Abominations: The Evilest Coffee Creations
Sometimes looking at the grotesque and revolting helps us better appreciate the everyday beauty we too often take for granted. To make you grateful for whatever cup of joe you imbibe next, take a look at a few of the more depraved designs wayward souls created with coffee.
Coca-Cola Blak
This evil union of cola and coffee flavor is a harpy of a beverage that tastes of the bitterness of 18th century British spinsters mixed with a generous portion of Nietzschean misanthropy. Imagine pouring carbonated gutter runoff into a well-worn ashtray and gulping the contents down. Whoever thought to mix cola and coffee must have looked no farther than the relative similarity of colors, as the name suggests, before deciding this flavor combination was a winner. I wish I could have asked this necromancer to try other similarly-colored foods mixed together to show them the error of their ways. Fancy some ranch dressing topping over vanilla icecream? Or are ketchup and cherries more your speed? Either way, carbonate the resulting mess and bottle it - it'll probably be tastier than Coca-Cola Blak.
Hard coffee candies
Neophytes and heretics might be offended by this one, but coffee candies are universally disgusting. Coffee is not candy and candy is not coffee. And while coffee indeed pairs phenomenally well with various sweets, and fits into sweeter recipes such as tiramisu like a well-choreographed dance, it was never designed to be consumed the way children consume lifesavers. I could forgive the audacity of the candy-coffee union itself more easily if they had managed to get the taste right, but somehow the coffee flavors in these candies skip the clean taste of fresh coffee and cut directly to the taste profile of a pot of Great Value coffee from an automatic coffee pot left on the electric warmer for 10 hours.
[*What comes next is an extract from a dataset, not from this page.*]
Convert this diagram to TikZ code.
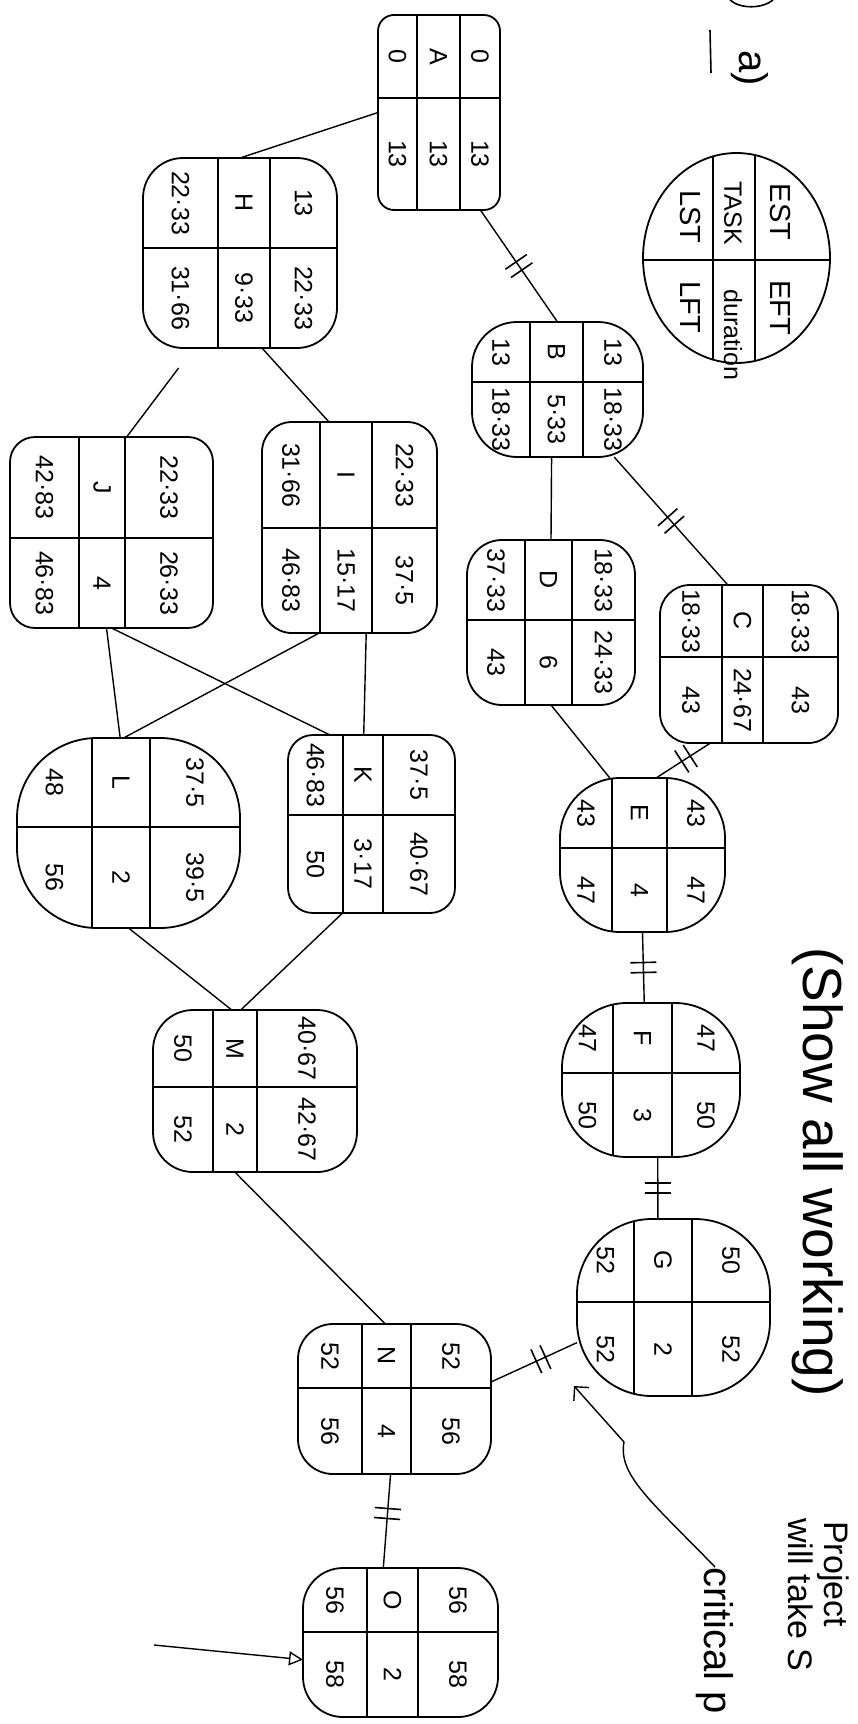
\documentclass[tikz,border=0pt]{standalone}
\usepackage{fontspec}
\setmainfont{Liberation Sans}
\usetikzlibrary{calc,shapes.geometric,arrows.meta,decorations.markings}
\newcommand\tbox[9]{%
 \node[cellbox, #9, minimum width={(#4-#2)*1pt}, minimum height={(#5-#3)*1pt},
  path picture={
   \draw[line width=1.6pt]
     ($(path picture bounding box.north west)!{(#6-#3)/(#5-#3)}!(path picture bounding box.south west)$) --
     ($(path picture bounding box.north east)!{(#6-#3)/(#5-#3)}!(path picture bounding box.south east)$)
     ($(path picture bounding box.north west)!{(#7-#2)/(#4-#2)}!(path picture bounding box.north east)$) --
     ($(path picture bounding box.south west)!{(#7-#2)/(#4-#2)}!(path picture bounding box.south east)$)
     ($(path picture bounding box.north west)!{(#8-#2)/(#4-#2)}!(path picture bounding box.north east)$) --
     ($(path picture bounding box.south west)!{(#8-#2)/(#4-#2)}!(path picture bounding box.south east)$);
  }] (#1) at ({(#2+#4)/2},{(#3+#5)/2}) {};
 \coordinate (#1-1) at ({(#8+#4)/2},{(#3+#6)/2});
 \coordinate (#1-2) at ({(#7+#8)/2},{(#3+#6)/2});
 \coordinate (#1-3) at ({(#2+#7)/2},{(#3+#6)/2});
 \coordinate (#1-4) at ({(#8+#4)/2},{(#6+#5)/2});
 \coordinate (#1-5) at ({(#7+#8)/2},{(#6+#5)/2});
 \coordinate (#1-6) at ({(#2+#7)/2},{(#6+#5)/2});
}
\newcommand\tcells[7]{%
 \node[txt] (#1-t1) at (#1-1) {#2};
 \node[txt] (#1-t2) at (#1-2) {#3};
 \node[txt] (#1-t3) at (#1-3) {#4};
 \node[txt] (#1-t4) at (#1-4) {#5};
 \node[txt] (#1-t5) at (#1-5) {#6};
 \node[txt] (#1-t6) at (#1-6) {#7};
}
\begin{document}
\begin{tikzpicture}[x=1pt,y=-1pt,
  cellbox/.style={draw, line width=1.8pt, inner sep=0pt, outer sep=0pt, rounded corners=25pt},
  txt/.style={rotate=-90, inner sep=0pt, font=\fontsize{25}{25}\selectfont},
  keyt/.style={rotate=-90, inner sep=0pt, font=\fontsize{29}{29}\selectfont},
  lbl/.style={rotate=-90, inner sep=0pt, font=\fontsize{40}{40}\selectfont},
  conn/.style={line width=1.4pt},
  crit/.style={conn, postaction={decorate, decoration={markings, mark=at position #1 with {\draw[line width=1.6pt] (-5pt,-13pt)--(-5pt,13pt) (5pt,-13pt)--(5pt,13pt);}}}},
  crit/.default=0.5,
]
\path[use as bounding box, fill=white] (0,0) rectangle (858,1724);

% key
\tbox{key}{643}{153}{830}{363}{260}{713}{755}{ellipse}
\node[keyt] (kEST) at (780,212) {EST};
\node[keyt, font=\fontsize{25}{25}\selectfont] (kTASK) at (733,213) {TASK};
\node[keyt] (kLST) at (690,217) {LST};
\node[keyt] (kEFT) at (780,308) {EFT};
\node[keyt, font=\fontsize{25}{25}\selectfont] (kdur) at (733,335) {duration};
\node[keyt] (kLFT) at (690,307) {LFT};

% activity nodes
\tbox{A}{378}{15}{500}{210}{98}{417}{460}{rounded corners=16pt}
\tcells{A}{0}{A}{0}{13}{13}{13}
\tbox{H}{143}{158}{337}{348}{248}{218}{270}{rounded corners=40pt}
\tcells{H}{13}{H}{22·33}{22·33}{9·33}{31·66}
\tbox{B}{472}{322}{643}{457}{382}{530}{583}{rounded corners=45pt}
\tcells{B}{13}{B}{13}{18·33}{5·33}{18·33}
\tbox{C}{660}{585}{838}{743}{657}{722}{763}{rounded corners=30pt}
\tcells{C}{18·33}{C}{18·33}{43}{24·67}{43}
\tbox{D}{467}{540}{635}{705}{620}{525}{572}{rounded corners=35pt}
\tcells{D}{18·33}{D}{37·33}{24·33}{6}{43}
\tbox{E}{560}{778}{725}{932}{848}{612}{667}{rounded corners=60pt}
\tcells{E}{43}{E}{43}{47}{4}{47}
\tbox{F}{562}{1003}{740}{1157}{1073}{613}{672}{rounded corners=65pt}
\tcells{F}{47}{F}{47}{50}{3}{50}
\tbox{G}{577}{1219}{770}{1396}{1302}{634}{692}{rounded corners=75pt}
\tcells{G}{50}{G}{52}{52}{2}{52}
\tbox{N}{298}{1324}{491}{1474}{1388}{362}{411}{rounded corners=35pt}
\tcells{N}{52}{N}{52}{56}{4}{56}
\tbox{O}{303}{1568}{498}{1717}{1632}{367}{418}{rounded corners=40pt}
\tcells{O}{56}{O}{56}{58}{2}{58}
\tbox{M}{153}{1010}{357}{1172}{1087}{213}{257}{rounded corners=40pt}
\tcells{M}{40·67}{M}{50}{42·67}{2}{52}
\tbox{L}{17}{738}{240}{928}{827}{92}{150}{rounded corners=80pt}
\tcells{L}{37·5}{L}{48}{39·5}{2}{56}
\tbox{K}{288}{735}{455}{913}{815}{343}{383}{rounded corners=25pt}
\tcells{K}{37·5}{K}{46·83}{40·67}{3·17}{50}
\tbox{J}{10}{437}{213}{628}{538}{79}{125}{rounded corners=25pt}
\tcells{J}{22·33}{J}{42·83}{26·33}{4}{46·83}
\tbox{I}{262}{422}{437}{633}{528}{320}{372}{rounded corners=30pt}
\tcells{I}{22·33}{I}{31·66}{37·5}{15·17}{46·83}

% connectors
\draw[conn] (A.west) -- (H.north);
\draw[crit] (A.-67) -- (B.north);
\draw[crit] (B.-50) -- (C.105);
\draw[conn] (B.-95) -- (D.north);
\draw[crit=0.45] (C.-116) -- (E.80);
\draw[conn] (D.south) -- (E.113);
\draw[crit] (E.south) -- (F.95);
\draw[crit] (F.-85) -- (G.100);
\draw[crit=0.42] (G.-160) -- (N.10);
\draw[crit=0.42] (N.-93) -- (O.103);
\draw[conn, shorten <=25pt] (H.-116) -- (J.81);
\draw[conn] (H.-77) -- (I.101);
\draw[conn] (I.-106) -- (L.93);
\draw[conn] (J.south) -- (K.115);
\draw[conn] (J.-93) -- (L.95);
\draw[conn] (I.-81) -- (K.95);
\draw[conn] (L.south) -- (M.106);
\draw[conn] (K.-108) -- (M.100);
\draw[conn] (M.-104) -- (N.97);

% annotations
\node[lbl] (qa) at (750,68) {a)};
\draw[line width=1.6pt] (710,30) -- (711,73);
\draw[line width=1.6pt] (730,0) .. controls (740,9) and (762,9) .. (773,0);
\node[lbl, font=\fontsize{55}{55}\selectfont] (saw) at (818,1172) {(Show all working)};
\node[lbl, anchor=west] (cp) at (715,1567) {critical p};
\coordinate (cptip) at (574,1386);
\draw[conn, -{Straight Barb[length=10pt,width=20pt]}] (cp.west) .. controls (650,1500) and (618,1475) .. (624,1442) -- (cptip);
\node[lbl, anchor=west, font=\fontsize{34}{34}\selectfont] (proj) at (833,1521) {Project};
\node[lbl, anchor=west, font=\fontsize{34}{34}\selectfont] (proj2) at (801,1518) {will take S};
\coordinate (pstart) at (154,1645);
\draw[conn, -{Triangle[open,length=14pt,width=14pt]}] (pstart) -- (O.-170);
\end{tikzpicture}
\end{document}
New Orleans style espresso tonic
You know what's better than coffee? In New Orleans, it's coffee and roasted chicory of course. And what's better than that? chicory espresso, poured into lemony tonic water with ice. This drink leans heavily into the acid profile, reminiscent of the first entry on this list sans the sugary coca flavor. If you escape with your esophageal lining intact, you'll note the uncontrollable grimace your face will be contorted to, much the same way lemon elicits a pucker except this is more about your newfound dissatisfaction with things you used to enjoy. Coffee, water, and even lemon will all be tainted for you then, and you'll likely turn to beignets for a little solace.
Java Monster
syrupy, sugary, and fake. The taste profile on this diabetic fast-track fits right in with the company's branding. So unnatural, it might have been the result of a mad scientist, but only if that scientist graduated last in his class and burned his taste buds off in a prior experiment. Mix up a strong cup of the worst instant coffee you can find, microwave it on high, add powdered milk, put the cup on your dashboard in the middle of July and leave it for a day - then you'll have an idea of what this smells like. Perhaps worst of all, my own experience with it tells me you're more likely to get queasy than energized.